They'll Never Take Her Love from Me | |
Published: | Acuff-Rose Publications, Inc.[1] |
Type: | single |
Artist: | Hank Williams With His Drifting Cowboys |
A-Side: | Why Should We Try Anymore |
Released: | August 1950 |
Recorded: | June 14, 1950[2] |
Studio: | Castle Studio, Nashville |
Genre: | Country |
Label: | MGM 10760 |
Producer: | Fred Rose |
Prev Title: | Why Don't You Love Me |
Prev Year: | 1950 |
Next Title: | Moanin' the Blues |
Next Year: | 1950 |
"They'll Never Take Her Love from Me" is a country song popularized by Hank Williams in 1950. In 1961, Johnny Horton also had a hit with the song, and many others have covered it.[3]
The song was first recorded by singer-songwriter Leon Payne in 1948, but it wasn't released until 1949 on the Bullet label.
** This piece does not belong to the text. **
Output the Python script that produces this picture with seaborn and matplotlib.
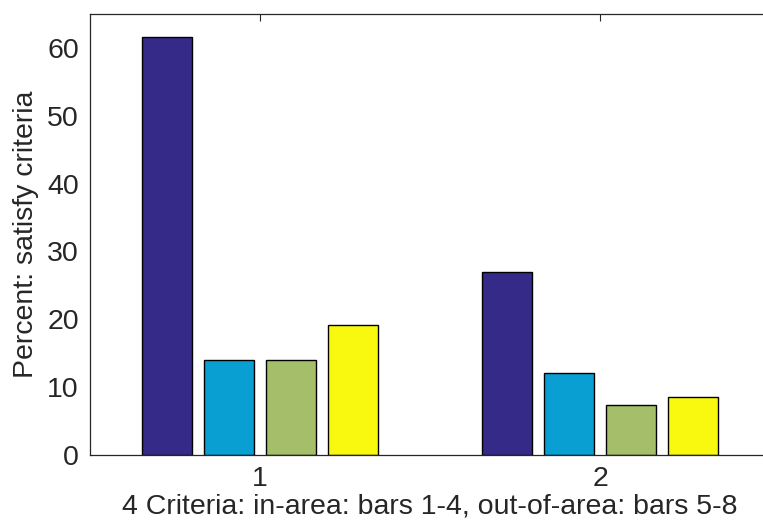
import pandas as pd
import matplotlib.pyplot as plt
import seaborn as sns

# Values
groups = ['1', '2']
bars = ['b1', 'b2', 'b3', 'b4']
values = [
    [61.6, 14.0, 14.0, 19.1],
    [26.9, 12.1, 7.4, 8.5],
]
colors = ['#352A87', '#0A9FD2', '#A5BE6A', '#F8F90F']

rows = []
for g, vals in zip(groups, values):
    for b, v in zip(bars, vals):
        rows.append({'group': g, 'bar': b, 'percent': v})
df = pd.DataFrame(rows)

sns.set_style('white')
plt.rcParams['font.family'] = ['Liberation Sans', 'DejaVu Sans']
txt = '#262626'
fs = 20.5

fig = plt.figure(figsize=(7.63, 5.21), dpi=100)
ax = fig.add_axes([90 / 763, 1 - 455 / 521, 680 / 763, 441 / 521])

sns.barplot(data=df, x='group', y='percent', hue='bar', palette=colors,
            saturation=1, width=0.73, gap=0.19, edgecolor='black',
            linewidth=1, legend=False, ax=ax)

ax.set_xlim(-0.5, 1.5)
ax.set_ylim(0, 65)
ax.set_yticks(range(0, 61, 10))
ax.set_xlabel('4 Criteria: in-area: bars 1-4, out-of-area: bars 5-8',
              fontsize=fs, color=txt, labelpad=1)
ax.set_ylabel('Percent: satisfy criteria', fontsize=fs, color=txt, labelpad=6)
ax.tick_params(direction='in', length=5, width=0.8, colors=txt,
               labelsize=fs, top=True, right=True, pad=8)
for s in ax.spines.values():
    s.set_color(txt)
    s.set_linewidth(0.9)

fig.savefig('out.png', dpi=100)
Leon Payne wrote hundreds of country songs in a prolific career that lasted from 1941 until his death in 1969. He is perhaps best known for his hits "I Love You Because", "You've Still Got a Place in My Heart," and for the two songs Williams recorded: "Lost Highway" and "They'll Never Take Her Love from Me."
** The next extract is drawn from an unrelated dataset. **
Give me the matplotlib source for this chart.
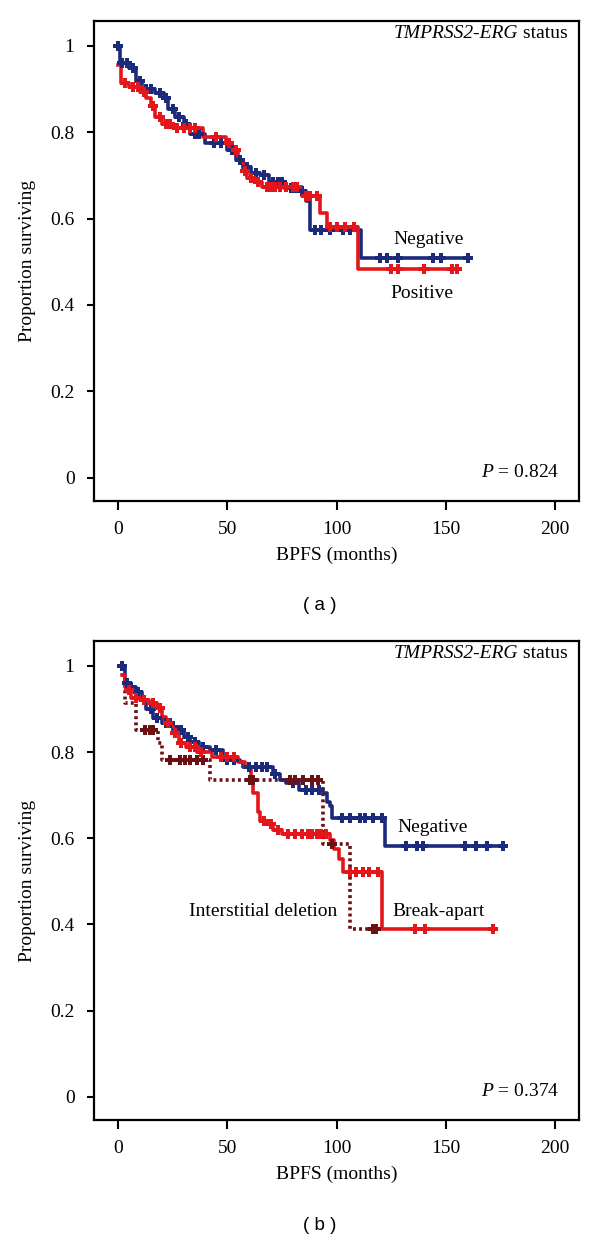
import numpy as np
import matplotlib

matplotlib.use("Agg")
import matplotlib.pyplot as plt

plt.rcParams["font.family"] = ["Liberation Serif", "DejaVu Serif"]
plt.rcParams["mathtext.fontset"] = "custom"
plt.rcParams["mathtext.it"] = "Liberation Serif:italic"
plt.rcParams["mathtext.rm"] = "Liberation Serif"

BLUE = "#1b2a7a"
RED = "#e3161c"
DARK = "#6b1013"

# ---- panel (a): TMPRSS2-ERG negative vs positive ----
a_neg_t = [0, 1, 5, 8, 11, 17, 21, 23, 26, 30, 33, 40, 50, 54, 57, 61, 65, 69, 76, 82, 86, 88, 111, 160]
a_neg_s = [1.0, 0.96, 0.95, 0.92, 0.90, 0.89, 0.88, 0.855, 0.835, 0.82, 0.795, 0.775, 0.76, 0.735,
           0.72, 0.705, 0.70, 0.685, 0.67, 0.665, 0.64, 0.573, 0.51, 0.51]
a_neg_cens = [0, 2, 4, 7, 10, 13, 15, 19, 22, 25, 28, 31, 35, 37, 44, 47, 52, 56, 59, 63, 67, 71, 73,
              75, 79, 81, 84, 90, 93, 97, 103, 106, 120, 123, 128, 144, 148, 160]

a_pos_t = [0, 1.5, 5, 10, 13, 15, 17, 20, 25, 39, 49.5, 52, 55, 57, 59, 63, 66, 84, 92.5, 95.5, 110, 155]
a_pos_s = [0.955, 0.915, 0.905, 0.893, 0.88, 0.86, 0.835, 0.82, 0.81, 0.79, 0.775, 0.76, 0.735,
           0.71, 0.695, 0.684, 0.673, 0.652, 0.613, 0.58, 0.483, 0.483]
a_pos_cens = [3, 7, 9, 12, 16, 19, 22, 24, 27, 30, 33, 35, 45, 51, 54, 58, 61, 64, 68, 70, 72, 74,
              77, 80, 82, 86, 88, 91, 97, 100, 104, 108, 125, 128, 140, 153, 155]

# ---- panel (b): negative, break-apart, interstitial deletion ----
b_neg_t = [2, 3, 5, 8, 11, 13, 16, 20, 25, 30, 33, 37, 42, 48, 56, 57, 71, 74, 77, 83, 94, 95.6,
           97, 98, 122, 176]
b_neg_s = [1.0, 0.96, 0.95, 0.94, 0.92, 0.90, 0.88, 0.868, 0.852, 0.836, 0.824, 0.812, 0.805,
           0.782, 0.776, 0.766, 0.75, 0.735, 0.728, 0.713, 0.706, 0.683, 0.674, 0.648, 0.581, 0.581]
b_neg_cens = [2, 4, 6, 9, 12, 15, 18, 22, 24, 27, 29, 32, 35, 39, 45, 50, 53, 60, 63, 66, 68, 72, 80,
              86, 89, 92, 102.5, 106, 110.8, 113, 116.7, 121, 132, 137, 139.6, 159, 164, 169, 176]

b_brk_t = [2, 3, 4, 6, 10, 14, 18, 20, 22, 25, 28, 31, 36, 43, 55, 58, 61, 62, 64, 65, 68, 71, 75,
           97, 99, 101, 103, 121, 171.5]
b_brk_s = [0.98, 0.95, 0.944, 0.926, 0.921, 0.914, 0.903, 0.882, 0.868, 0.845, 0.822, 0.8125, 0.80,
           0.789, 0.778, 0.766, 0.743, 0.706, 0.66, 0.639, 0.632, 0.62, 0.609, 0.597, 0.574, 0.551,
           0.521, 0.389, 0.389]
b_brk_cens = [5, 8, 12, 16, 19, 23, 26, 29, 33, 35, 38, 47, 50, 53, 67, 70, 73, 78, 81, 84, 87, 89,
              91, 93, 95, 106, 109, 112, 115, 119, 136, 140.5, 171.5]

b_int_t = [2, 3, 8, 18.5, 20, 42, 94, 106, 118]
b_int_s = [0.98, 0.914, 0.852, 0.822, 0.782, 0.736, 0.586, 0.389, 0.389]
b_int_cens = [12.4, 14.6, 16, 23.8, 28.4, 30.7, 33, 36, 39, 60.4, 61.8, 78.7, 81, 84.7, 89, 91.5,
              98, 116.5, 118]

x_ticks = [0, 50, 100, 150, 200]
y_ticks = [0, 0.2, 0.4, 0.6, 0.8, 1.0]
y_labels = ["0", "0.2", "0.4", "0.6", "0.8", "1"]


def km(ax, t, s, cens, color, ls="-", lw=2.6):
    t = np.asarray(t, dtype=float)
    s = np.asarray(s, dtype=float)
    ax.step(t, s, where="post", color=color, lw=lw, linestyle=ls, zorder=2)
    c = np.asarray(cens, dtype=float)
    idx = np.searchsorted(t, c, side="right") - 1
    ax.plot(c, s[idx], linestyle="none", marker="P", markersize=7.5,
            color=color, markeredgewidth=0, zorder=3)


def style(ax, p_text):
    ax.set_xlim(-11, 211)
    ax.set_ylim(-0.054, 1.058)
    ax.set_xticks(x_ticks)
    ax.set_yticks(y_ticks)
    ax.set_yticklabels(y_labels)
    ax.tick_params(axis="x", direction="out", length=6.5, width=1.5, pad=8, labelsize=14)
    ax.tick_params(axis="y", direction="out", length=5, width=1.5, pad=9, labelsize=14)
    for sp in ax.spines.values():
        sp.set_linewidth(1.6)
    ax.set_xlabel("BPFS (months)", fontsize=14, labelpad=6)
    ax.set_ylabel("Proportion surviving", fontsize=14, labelpad=10)
    st = ax.text(206, 1.03, " status", ha="right", va="center", fontsize=14)
    ax.annotate("TMPRSS2-ERG", xy=(0, 0.5), xycoords=st, ha="right", va="center",
                fontsize=14, style="italic")
    ax.text(202, 0.012, r"$\mathit{P}$ = " + p_text, ha="right", va="center", fontsize=14)


fig = plt.figure(figsize=(6, 12.4), dpi=100)

ax1 = fig.add_axes([0.1567, 0.5960, 0.8083, 0.3871])
km(ax1, a_neg_t, a_neg_s, a_neg_cens, BLUE)
km(ax1, a_pos_t, a_pos_s, a_pos_cens, RED)
style(ax1, "0.824")
ax1.text(142, 0.552, "Negative", ha="center", va="center", fontsize=14)
ax1.text(139, 0.427, "Positive", ha="center", va="center", fontsize=14)

ax2 = fig.add_axes([0.1567, 0.0968, 0.8083, 0.3863])
km(ax2, b_neg_t, b_neg_s, b_neg_cens, BLUE)
km(ax2, b_int_t, b_int_s, b_int_cens, DARK, ls=(0, (0.8, 0.9)), lw=2.6)
km(ax2, b_brk_t, b_brk_s, b_brk_cens, RED)
style(ax2, "0.374")
ax2.text(144, 0.625, "Negative", ha="center", va="center", fontsize=14)
ax2.text(146.5, 0.43, "Break-apart", ha="center", va="center", fontsize=14)
ax2.text(100.5, 0.43, "Interstitial deletion", ha="right", va="center", fontsize=14)

fig.text(0.533, 1 - 605 / 1240, "( a )", ha="center", va="center", fontsize=13.5,
         family=["Liberation Sans", "DejaVu Sans"])
fig.text(0.533, 1 - 1225 / 1240, "( b )", ha="center", va="center", fontsize=13.5,
         family=["Liberation Sans", "DejaVu Sans"])

fig.savefig("out.png", dpi=100)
Williams cut the song on June 14, 1950, at Castle Studio in Nashville, with Fred Rose producing and backing from Sammy Pruett (lead guitar), Jack Shook or Rusty Gabbard (rhythm guitar), Don Helms (steel guitar), Jerry Rivers (fiddle), and Ernie Newton (bass). The song was released as the flipside to Williams' own "Why Should We Try Anymore," but Payne's song outperformed the A-side, peaking at number 5, while "Why Should We Try Anymore" rose to number 9. As Williams biographer Colin Escott observes, "The message was clear: the public wanted brisk, up-temp juke joint songs. History might decide that Hank Williams was the finest writer and singer of 'heart' songs in all country music, but that wasn't what radio and jukebox audiences wanted in 1950."[4]
Kentucky historian W. Lynn Nickell asserted in 2012 that Paul Gilley was responsible for the lyrics to "They'll Never Take Her Love from Me," as well as several other country song hits. Gilley supposedly gave the handwritten lyric sheet to a neighbor girl, telling her the song would soon be playing on the radio and that it was proof that he had written it.[5]